Amul Thapar, 49, is the fourth candidate Trump has reportedly met with. Thapar was Trump’s pick for the Sixth Circuit Appeals Court who has served as a circuit judge since 2017. He was considered for the Scalia seat.

Thapar, the son of Indian immigrants, would be the first judge of Asian descent to serve on the Supreme Court if selected and confirmed. Thapar hails from Kentucky, the home state of Senate Majority Leader Mitch McConnell, who has been one of his biggest champions.

“I think he’s absolutely brilliant, with the right temperament,” McConnell said of Thapar, according to the Associated Press.

McConnell’s backing is significant — it was his blockade against then-President Barack Obama’s nominee, Merrick Garland, that allowed Trump to get his first Supreme Court pick last year.

Like the others on Trump’s short list, Thapar is a hard conservative — so much so, according to the Courier-Journal, that his father claimed he “nearly wouldn’t speak to me after I voted for Barack Obama.”

Other potential candidates

Pablo Martinez Monsivais/AP

Trump is expected to meet with other potential candidates before announcing his second Supreme Court pick.

It was reported on Tuesday that Trump interviewed Sen. Mike Lee (R-Utah) by phone, but the right-wing site Daily Caller claimed Monday that he is no longer in the running.

Thomas Hardiman, Trump’s second choice to fill Scalia’s seat, has also been reported to be among those in consideration for Kennedy’s seat.
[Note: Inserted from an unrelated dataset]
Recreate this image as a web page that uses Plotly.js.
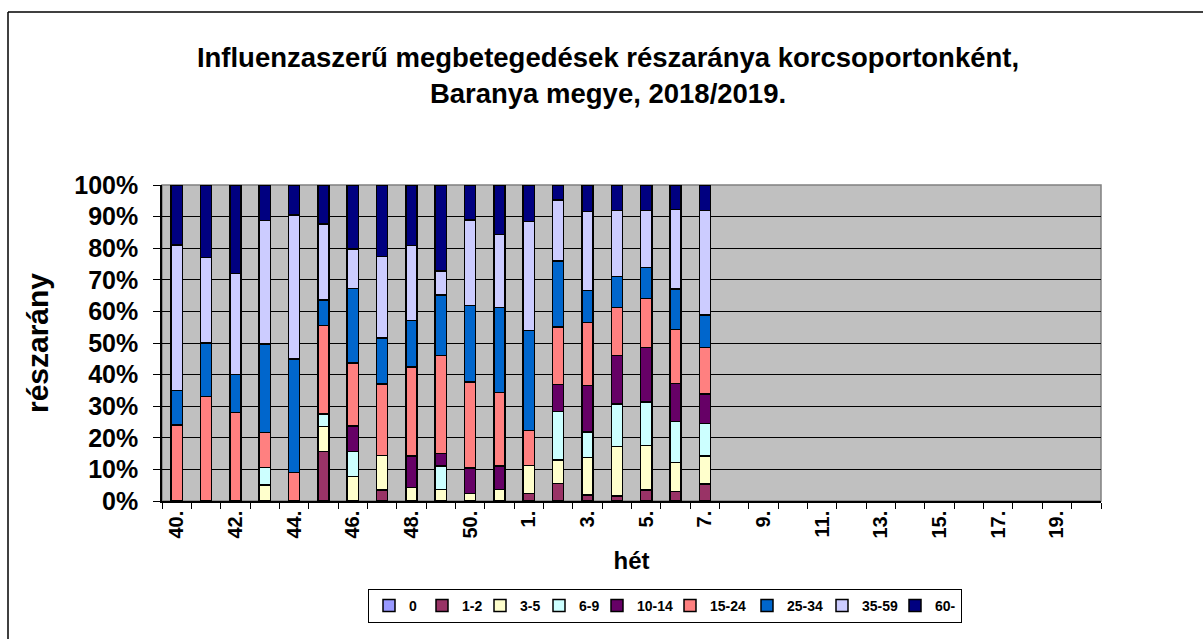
<!DOCTYPE html>
<html>
<head>
<meta charset="utf-8">
<script src="https://cdn.plot.ly/plotly-3.0.1.min.js"></script>
<style>
  html, body { margin: 0; padding: 0; background: #ffffff; }
  #chart { width: 1203px; height: 639px; }
</style>
</head>
<body>
<div id="chart"></div>
<script>
// Week labels (x categories)
const weeks = ['40.','41.','42.','43.','44.','45.','46.','47.','48.','49.','50.','51.',
  '1.','2.','3.','4.','5.','6.','7.','8.','9.','10.','11.','12.','13.','14.','15.','16.','17.','18.','19.','20.'];

// Age groups (series names)
const groups = ['0','1-2','3-5','6-9','10-14','15-24','25-34','35-59','60-'];

// Share of each age group per week (%), weeks 40. .. 7. (later weeks have no data)
const s0    = [0,0,0,0,0,0,0,0,0,0,0,0,0,0,0,0,0,0,0];
const s1_2  = [0,0,0,0,0,15.6,0,3.5,0,0,0,0,2.4,5.6,1.9,1.6,3.5,3.0,5.4];
const s3_5  = [0,0,0,5.1,0,8,7.7,11,4.2,3.7,2.4,3.7,8.8,7.4,11.8,15.6,14,9.2,8.9];
const s6_9  = [0,0,0,5.5,0,4,8,0,0,7.4,0,0,0,15.3,8.2,13.5,13.9,12.9,10.3];
const s10_14= [0,0,0,0,0,0,8,0,10,4,8,7.4,0,8.6,14.6,15.3,17.2,12.1,9.3];
const s15_24= [24,33,28,11,9,28,20,22.6,28.2,31,27.3,23.2,11.1,18.1,20,15.2,15.5,17.1,14.6];
const s25_34= [11,17,12,28,36,8,23.5,14.6,14.7,19.2,24.2,26.9,31.6,20.9,10.1,9.8,9.8,12.8,10.4];
const s35_59= [46,27,32,39,45.5,24,12.5,25.8,23.7,7.6,27.1,23.2,34.5,19.4,25,20.9,18,25.2,33];
const s60   = [19,23,28,11.3,9.5,12.4,20.3,22.7,19.2,27.2,11.1,15.6,11.6,4.7,8.4,8.1,8.1,7.7,8.1];

const seriesValues = [s0, s1_2, s3_5, s6_9, s10_14, s15_24, s25_34, s35_59, s60];
const colors = ['#9999FF','#993366','#FFFFCC','#CCFFFF','#660066','#FF8080','#0066CC','#CCCCFF','#000080'];
// spacing of the legend entries (text slot width, px)
const legendSlots = [0, 13, 14, 13, 28, 32, 30, 28, 0];

const FONT = 'Arial, "Liberation Sans", sans-serif';

const traces = groups.map((g, k) => ({
  type: 'bar',
  name: g,
  x: weeks,
  y: weeks.map((w, i) => {
    const v = seriesValues[k][i];
    return (v === undefined || v === 0) ? null : v;
  }),
  marker: { color: colors[k], line: { color: '#000000', width: 1.5 } },
  legendwidth: legendSlots[k] || undefined,
  hoverinfo: 'x+y+name'
}));

// plot area: x 162..1101, y 185..501
const L = 162, R = 1101, T = 185, B = 501;
const px = v => (v - L) / (R - L);
const py = v => (B - v) / (B - T);

const layout = {
  width: 1203, height: 639,
  margin: { l: L, r: 1203 - R, t: T, b: 639 - B, pad: 0 },
  paper_bgcolor: '#ffffff',
  plot_bgcolor: '#C0C0C0',
  barmode: 'stack',
  barnorm: 'percent',
  bargap: 0.62,
  showlegend: true,
  font: { family: FONT, color: '#000000', weight: 'bold' },
  title: {
    text: 'Influenzaszerű megbetegedések részaránya korcsoportonként,<br>Baranya megye, 2018/2019.',
    font: { family: FONT, size: 27.5, weight: 'bold', color: '#000000' },
    x: 608 / 1203, xanchor: 'center', xref: 'container',
    y: 1 - 67 / 639, yanchor: 'middle', yref: 'container'
  },
  xaxis: {
    type: 'category',
    categoryorder: 'array',
    categoryarray: weeks,
    tickmode: 'array',
    tickvals: weeks,
    ticktext: weeks.map((w, i) => (i % 2 === 0 ? w : '')),
    tickangle: -90,
    tickson: 'boundaries',
    ticks: 'outside', ticklen: 6, tickwidth: 1, tickcolor: '#000000',
    tickfont: { family: FONT, size: 20, weight: 'bold', color: '#000000' },
    showline: true, linecolor: '#000000', linewidth: 1.5,
    showgrid: false, zeroline: false,
    automargin: false,
    title: { text: 'hét', font: { family: FONT, size: 24, weight: 'bold', color: '#000000' }, standoff: 15 }
  },
  yaxis: {
    range: [0, 100],
    tickmode: 'linear', tick0: 0, dtick: 10,
    ticksuffix: '%',
    ticks: 'outside', ticklen: 7, tickwidth: 1, tickcolor: '#000000',
    ticklabelstandoff: 10,
    tickfont: { family: FONT, size: 25, weight: 'bold', color: '#000000' },
    showline: true, linecolor: '#000000', linewidth: 1.5,
    showgrid: true, gridcolor: '#000000', gridwidth: 1,
    zeroline: false,
    automargin: false,
    title: { text: 'részarány', font: { family: FONT, size: 30, weight: 'bold', color: '#000000' }, standoff: 17 }
  },
  legend: {
    orientation: 'h',
    x: px(665), xanchor: 'center',
    y: py(589), yanchor: 'top',
    bgcolor: '#ffffff',
    bordercolor: '#000000', borderwidth: 1,
    font: { family: FONT, size: 14, weight: 'bold', color: '#000000' },
    traceorder: 'normal',
    itemwidth: 30
  },
  shapes: [
    { type: 'rect', xref: 'paper', yref: 'paper', x0: 0, x1: 1, y0: 0, y1: 1,
      line: { color: '#808080', width: 1.5 }, layer: 'below' },
    { type: 'line', xref: 'paper', yref: 'paper', x0: px(8), x1: px(1210), y0: py(12), y1: py(12),
      line: { color: '#000000', width: 1.5 } },
    { type: 'line', xref: 'paper', yref: 'paper', x0: px(8), x1: px(8), y0: py(12), y1: py(650),
      line: { color: '#000000', width: 1.5 } }
  ]
};

Plotly.newPlot('chart', traces, layout, { displayModeBar: false, responsive: false });
</script>
</body>
</html>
Whomever Trump chooses is likely to face a contentious road to confirmation.

High-profile Democrats, including Sen. Kamala Harris (D-Calif.), have vowed to fight back against a hard right nominee — and have accused Republicans of “hypocrisy” in calling for a quick confirmation for Trump’s pick during an election year after blocking that of Obama during the 2016 race.

But McConnell has promised that Trump’s pick will be confirmed in the fall.